A lot of the time, it feels pretty hopeless advocating to protect the climate. The banshees drown out every sane word or thought, and there are too many of them.
Here are some recent lessons that not only give us hope, but also suggest an approach to change the climate when it comes to climate. We see how the impossible can become established fact very suddenly, after years of what appeared to desperately little progress. When the shrieks are loudest - it's when we are closest.
Legal and political possibility are the headliners when it comes to the big decisions. Politically and legally, real climate action in the US appears DOA. It's a bad thing.
We need to take actions that will expand the Social Possibility that we, as a community or as a state or country, can choose to stop expanding carbon pollution. On purpose!
Then, the wave of that possibility needs to break over all those comfortable bubble people who think that they are the only decision makers.
Let’s look at the four stages of possibility for marriage equality and see if this example helps us out.
For any two men or two women, it’s been possible to get married since they invented the words “I Do.” Possible, but not socially possible for most of history.
Just a few years ago, marriage equality was politically impossible. But there was no stopping the underlying social current which, past a certain tipping point, becomes political necessity and very quickly legal possibility. After that, it’s just great news for photographers and event planners!
That’s pretty inspiring. We can get where we need to be. Once a critical mass of understanding is reached, the impossible can become simply fact, faster than you think is possible.
Here in Washington State, we had the recent surprise that marriage equality just seemed to arrive from nowhere! Like in other states, the conventional wisdom said it was not a political winner, and the governor was timid. Then all of a sudden, the moment was here.
It's not exactly clear whether the governor was freed to do what she had always known was right, or whether she was pushed into it by civil rights leaders such as WA Senator Ed Murray. But, there is one case where it's absolutely clear: Republican State Senator Maureen Walsh not only voted for the bill but she told us all exactly why in a totally amazing, must see, narrative of personal growth. This is someone who was liberated to do the right thing by the arrival of social possibility.
So what happened in the years leading up to the arrival of the wave? You might naturally look to the headliners, like the governor, as being the people who made it possible, but I have a different theory.

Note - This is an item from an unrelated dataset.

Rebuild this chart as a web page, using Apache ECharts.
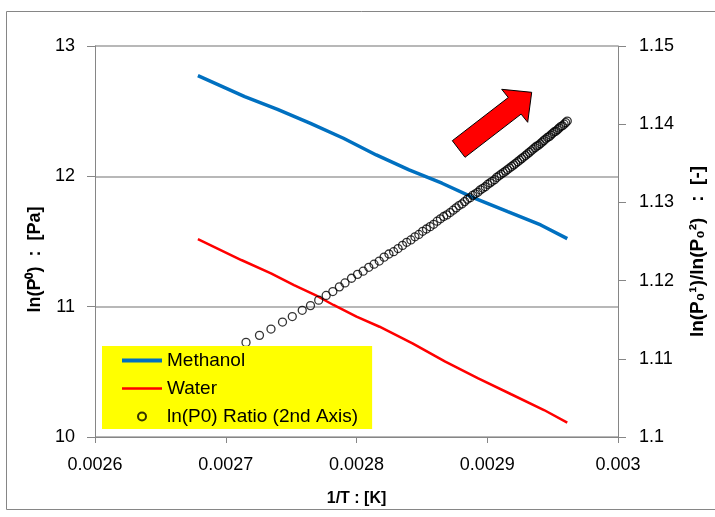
<!DOCTYPE html>
<html>
<head>
<meta charset="utf-8">
<script src="https://cdn.jsdelivr.net/npm/echarts@6/dist/echarts.min.js"></script>
<style>
  html, body { margin: 0; padding: 0; background: #fff; }
  #chart { width: 715px; height: 517px; }
</style>
</head>
<body>
<div id="chart"></div>
<script>
// 1/T values for the vapour pressure lines
const methanolX = [0.0026787, 0.0027145, 0.0027396, 0.0027648, 0.0027900, 0.0028151,
  0.0028402, 0.0028654, 0.0028906, 0.0029157, 0.0029409, 0.0029612];
const methanolY = [12.772, 12.611, 12.514, 12.407, 12.292, 12.164,
  12.049, 11.947, 11.831, 11.729, 11.627, 11.522];

const waterX = [0.0026787, 0.0027119, 0.0027346, 0.0027522, 0.0027698, 0.0027824, 0.0028000,
  0.0028176, 0.0028428, 0.0028679, 0.0028931, 0.0029183, 0.0029434, 0.0029612];
const waterY = [11.519, 11.358, 11.256, 11.166, 11.082, 11.013, 10.923,
  10.846, 10.719, 10.578, 10.450, 10.328, 10.207, 10.110];

// ratio points (2nd axis)
const ratioX = [
  0.0026780, 0.0026920, 0.0027040, 0.0027155, 0.0027258, 0.0027346, 0.0027434, 0.0027509,
  0.0027585, 0.0027648, 0.0027711, 0.0027768, 0.0027819, 0.0027869, 0.0027912, 0.0027962,
  0.0028008, 0.0028051, 0.0028094, 0.0028134, 0.0028174, 0.0028211, 0.0028248, 0.0028284,
  0.0028318, 0.0028352, 0.0028384, 0.0028416, 0.0028447, 0.0028477, 0.0028506, 0.0028535,
  0.0028563, 0.0028590, 0.0028617, 0.0028642, 0.0028667, 0.0028691, 0.0028716, 0.0028739,
  0.0028762, 0.0028784, 0.0028806, 0.0028827, 0.0028848, 0.0028869, 0.0028889, 0.0028909,
  0.0028928, 0.0028947, 0.0028966, 0.0028985, 0.0029003, 0.0029021, 0.0029038, 0.0029056,
  0.0029073, 0.0029090, 0.0029106, 0.0029123, 0.0029140, 0.0029155, 0.0029171, 0.0029187,
  0.0029203, 0.0029218, 0.0029233, 0.0029248, 0.0029263, 0.0029278, 0.0029293, 0.0029307,
  0.0029322, 0.0029336, 0.0029350, 0.0029365, 0.0029378, 0.0029392, 0.0029405, 0.0029419,
  0.0029432, 0.0029446, 0.0029460, 0.0029473, 0.0029485, 0.0029498, 0.0029511, 0.0029524,
  0.0029537, 0.0029549, 0.0029562, 0.0029575, 0.0029588, 0.0029600, 0.0029612];
const ratioY = [
  1.1085, 1.1098, 1.1110, 1.1121, 1.1130, 1.1138, 1.1147, 1.1154,
  1.1162, 1.1168, 1.1175, 1.1181, 1.1186, 1.1192, 1.1197, 1.1203,
  1.1208, 1.1212, 1.1217, 1.1221, 1.1225, 1.1230, 1.1234, 1.1237,
  1.1241, 1.1245, 1.1249, 1.1252, 1.1256, 1.1259, 1.1263, 1.1266,
  1.1269, 1.1272, 1.1276, 1.1279, 1.1282, 1.1284, 1.1287, 1.1290,
  1.1293, 1.1296, 1.1298, 1.1301, 1.1304, 1.1306, 1.1309, 1.1311,
  1.1313, 1.1316, 1.1318, 1.1320, 1.1323, 1.1325, 1.1327, 1.1329,
  1.1332, 1.1334, 1.1336, 1.1338, 1.1340, 1.1342, 1.1344, 1.1346,
  1.1348, 1.1350, 1.1352, 1.1354, 1.1356, 1.1358, 1.1360, 1.1362,
  1.1364, 1.1366, 1.1368, 1.1370, 1.1372, 1.1373, 1.1375, 1.1377,
  1.1379, 1.1381, 1.1383, 1.1384, 1.1386, 1.1388, 1.1390, 1.1391,
  1.1393, 1.1395, 1.1397, 1.1398, 1.1400, 1.1402, 1.1404];

const seriesNames = ['Methanol', 'Water', 'ln(P0) Ratio (2nd Axis)'];

const zip = (xs, ys) => xs.map((x, i) => [x, ys[i]]);
const font = 'Liberation Sans, Arial, sans-serif';
const axisGray = '#868686';
const blue = '#0070c0';
const red = '#ff0000';

const chart = echarts.init(document.getElementById('chart'));
const option = {
  animation: false,
  textStyle: { fontFamily: font },
  grid: { left: 95, right: 90, top: 46, bottom: 80 },
  graphic: [
    {
      type: 'rect',
      shape: { x: 6.5, y: 11.5, width: 720, height: 498 },
      style: { fill: 'none', stroke: axisGray, lineWidth: 1 },
      silent: true
    },
    {
      // red arrow annotation
      type: 'polygon',
      shape: {
        points: [[452.3, 140.7], [508.3, 97.5], [501.7, 89.3], [531.7, 92.3],
          [527.7, 122.3], [521.1, 114.1], [465, 157.3]]
      },
      style: { fill: red, stroke: '#000', lineWidth: 1 },
      z: 10
    }
  ],
  legend: {
    data: [
      { name: seriesNames[0], icon: 'path://M0,0H40V4H0Z', itemStyle: { color: blue, borderWidth: 0 } },
      { name: seriesNames[1], icon: 'path://M0,0H40V2.6H0Z', itemStyle: { color: red, borderWidth: 0 } },
      { name: seriesNames[2], icon: 'circle' }
    ],
    orient: 'vertical',
    left: 102,
    top: 346,
    backgroundColor: '#ffff00',
    padding: [5, 14, 3, 20],
    itemWidth: 40,
    itemHeight: 8,
    itemGap: 9,
    textStyle: { fontSize: 19, color: '#000', fontFamily: font },
    z: 5
  },
  xAxis: {
    type: 'value',
    min: 0.0026,
    max: 0.003,
    interval: 0.0001,
    name: '1/T : [K]',
    nameLocation: 'middle',
    nameGap: 54,
    nameTextStyle: { fontSize: 16, fontWeight: 'bold', color: '#000' },
    axisLine: { lineStyle: { color: axisGray } },
    axisTick: { length: 6, lineStyle: { color: axisGray } },
    axisLabel: {
      fontSize: 18, color: '#000', margin: 19,
      formatter: v => String(+v.toFixed(4))
    },
    splitLine: { show: false }
  },
  yAxis: [
    {
      type: 'value',
      min: 10,
      max: 13,
      interval: 1,
      name: 'ln(P⁰)  :  [Pa]',
      nameLocation: 'middle',
      nameGap: 51,
      nameTextStyle: { fontSize: 18, fontWeight: 'bold', color: '#000', padding: [0, 36, 0, 0] },
      axisLine: { show: true, lineStyle: { color: axisGray } },
      axisTick: { show: true, length: 8, lineStyle: { color: axisGray } },
      axisLabel: { fontSize: 18, color: '#000', margin: 20 },
      splitLine: { show: true, lineStyle: { color: '#a0a0a0', width: 1.5 } }
    },
    {
      type: 'value',
      min: 1.1,
      max: 1.15,
      interval: 0.01,
      position: 'right',
      name: 'ln(P₀¹)/ln(P₀²)   :  [-]',
      nameLocation: 'middle',
      nameGap: 70,
      nameTextStyle: { fontSize: 19, fontWeight: 'bold', color: '#000', padding: [0, 20, 0, 0] },
      axisLine: { show: true, lineStyle: { color: axisGray } },
      axisTick: { show: true, length: 8, lineStyle: { color: axisGray } },
      axisLabel: {
        fontSize: 18, color: '#000', margin: 21,
        formatter: v => String(+v.toFixed(2))
      },
      splitLine: { show: false }
    }
  ],
  series: [
    {
      name: seriesNames[0],
      type: 'line',
      symbol: 'none',
      data: zip(methanolX, methanolY),
      lineStyle: { color: blue, width: 3.5 },
      itemStyle: { color: blue },
      z: 2
    },
    {
      name: seriesNames[1],
      type: 'line',
      symbol: 'none',
      data: zip(waterX, waterY),
      lineStyle: { color: red, width: 2.5 },
      itemStyle: { color: red },
      z: 2
    },
    {
      name: seriesNames[2],
      type: 'scatter',
      yAxisIndex: 1,
      symbol: 'circle',
      symbolSize: 8,
      data: zip(ratioX, ratioY),
      itemStyle: { color: 'rgba(255,255,255,0)', borderColor: '#000', borderWidth: 1.3 },
      z: 3
    }
  ]
};
chart.setOption(option);
</script>
</body>
</html>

I think it was my friend Don, back in Virginia in 1995. By that I mean him, and a million people who talked to their friends, and non-friends, about equality, dignity, love and family. Some of those people realized that they didn't want to hurt their neighbors any more. And then some of them talked with their friends. Activists were then able to expand that conversation at every level from personal to national.
When it comes to carbon pollution, we find ourselves stuck somewhere deep in the question of social possibility. Beyond the huge educational hill to climb, we face a well funded set of professional liars whose entire mission in life is to prevent the truth about carbon pollution from coming out.
To create the underlying social possibility of reducing carbon pollution, we need to help people to connect the dots. All of those local impacts, all the NIMBYs that motivate us to action in our specific areas, are inseparable from the fact of being a big carbon project, from local poisons all the way to global warming and the acidification of the world's oceans. It is not possible to have a new big carbon project without creating a swath of destruction everywhere along its path, and then leaving an oily film or dusty coating of pollution.
Political and legal action is important. I endorse it. But, at the end of the day, there will be no political or legal progress unless there is a social wave, composed entirely of people we talk to, educate, convince, and motivate.
They may own most of the airwaves, and the sponsored links any time you Google an energy or environmental topic. The legions of paid trolls may drown out any semblance of conversation in the comments sections of online news.
But, they cannot own the conversation that individuals have with each other, however much they may try.
In those conversations, I challenge each of you to expressly take on the big cahuna: We have to stop expanding carbon pollution. It's not just global warming. Carbon pollution poisons our air, land and water, whether it's fracking, hazardous air pollutants, ocean acidification, global warming, shredded landscapes, or any of the myriad other effects.
The most important thing is to have the conversations. You don’t have to “win” a given discussion. Just communicating to someone, that this is something that matters, accomplishes something. If you can't convince your father in law, it may be that at the same holiday dinner table, your cousin Bob has been thinking about these things but not known who to talk to, until now.
In the next few years, there will be a series of decision points on various new big carbon pollution plans. Elected officials and bureaucrats will make their decisions. These decisions absolutely will be affected, deeply, by the sense of the people who elected the officials.
When our county, our state, and our country convey to these people that it is perfectly reasonable to stop a big carbon project, just because that’s what it is, then good decisions will follow. But not otherwise. We have a very small number of years to build that condition.
For marriage equality, that social change didn’t happen by itself. It took millions of people like my friend Don, who decided it was time to have that conversation, and had the courage to start it.
Is it enough just to stop new big carbon? Nope, it's not enough. But it's required, and it creates the next level of possibility, of reducing carbon pollution.
So everybody, right now is the time to have the conversation about carbon pollution with the people in our lives. Don't be silenced when our habitat is at stake.